Oui, de part et d’autre de l’an 2000 (du 20ème au 21ème siècle), il y a bien – face au double totalitarisme de la raison sourde au divin (athéisme) et de la religion sourde à la raison (islamisme) – un œcuménisme du sang des martyrs chrétiens, comme l’affirmait saint Jean-Paul II. Et aussi un œcuménisme de la communion des saints qui franchit sans problème les frontières. Entre ton petit pèlerinage de deux jours à Chartres et l’immense parcours et offrande d’Alexandre Ogorodnikov, on ne peut savoir quel retentissement invisible, quel « effet papillon » surnaturel, ont nos gestes et nos prières, nos jeûnes et nos sacrifices dans l’immense toile spirituelle et palpitante de tous les orants de l’Église militante, souffrante et triomphante. Mais, même si cela reste un prodigieux et profond mystère, nous avons ici comme une illustration possible et sensible de ce dogme de la communion des saints (et des pécheurs). Par lequel nos bonnes actions offertes dans telle intention peuvent résonner solidairement sur les âmes souffrantes de la planète ou du Purgatoire, en union avec les mérites de l’unique sacrifice du Christ, de Marie et de tous les saints.

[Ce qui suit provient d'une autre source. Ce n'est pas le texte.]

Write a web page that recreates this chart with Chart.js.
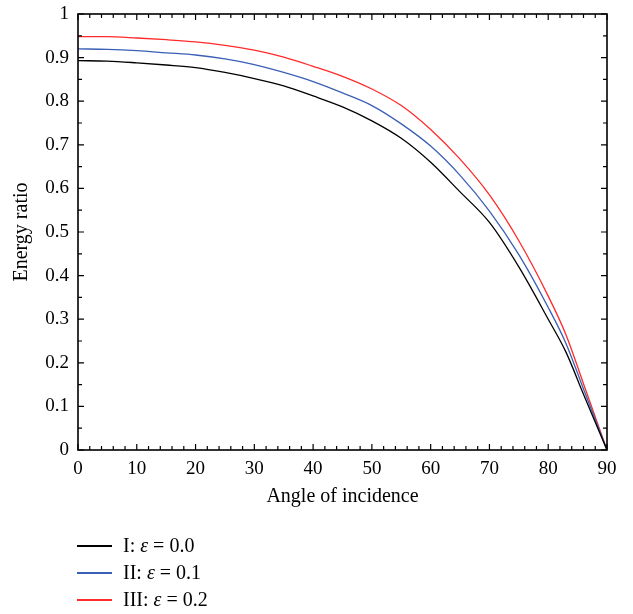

N’hésitons pas à souffrir joyeusement par amour du prochain et de Dieu, pour notre conversion, celle des pauvres pécheurs, la compassion et le soutien des âmes qui en ont besoin : « aimer jusqu’à en avoir mal », comme dit Mère Teresa, à l’humble imitation de notre Seigneur et Frère Jésus-Christ.
Hermine (Rémi Fontaine)
(1) « Quelles choses font la joie (scoute) parfaite » dans Parole de Scout, éditions Sainte-Madeleine, 2007, p. 138.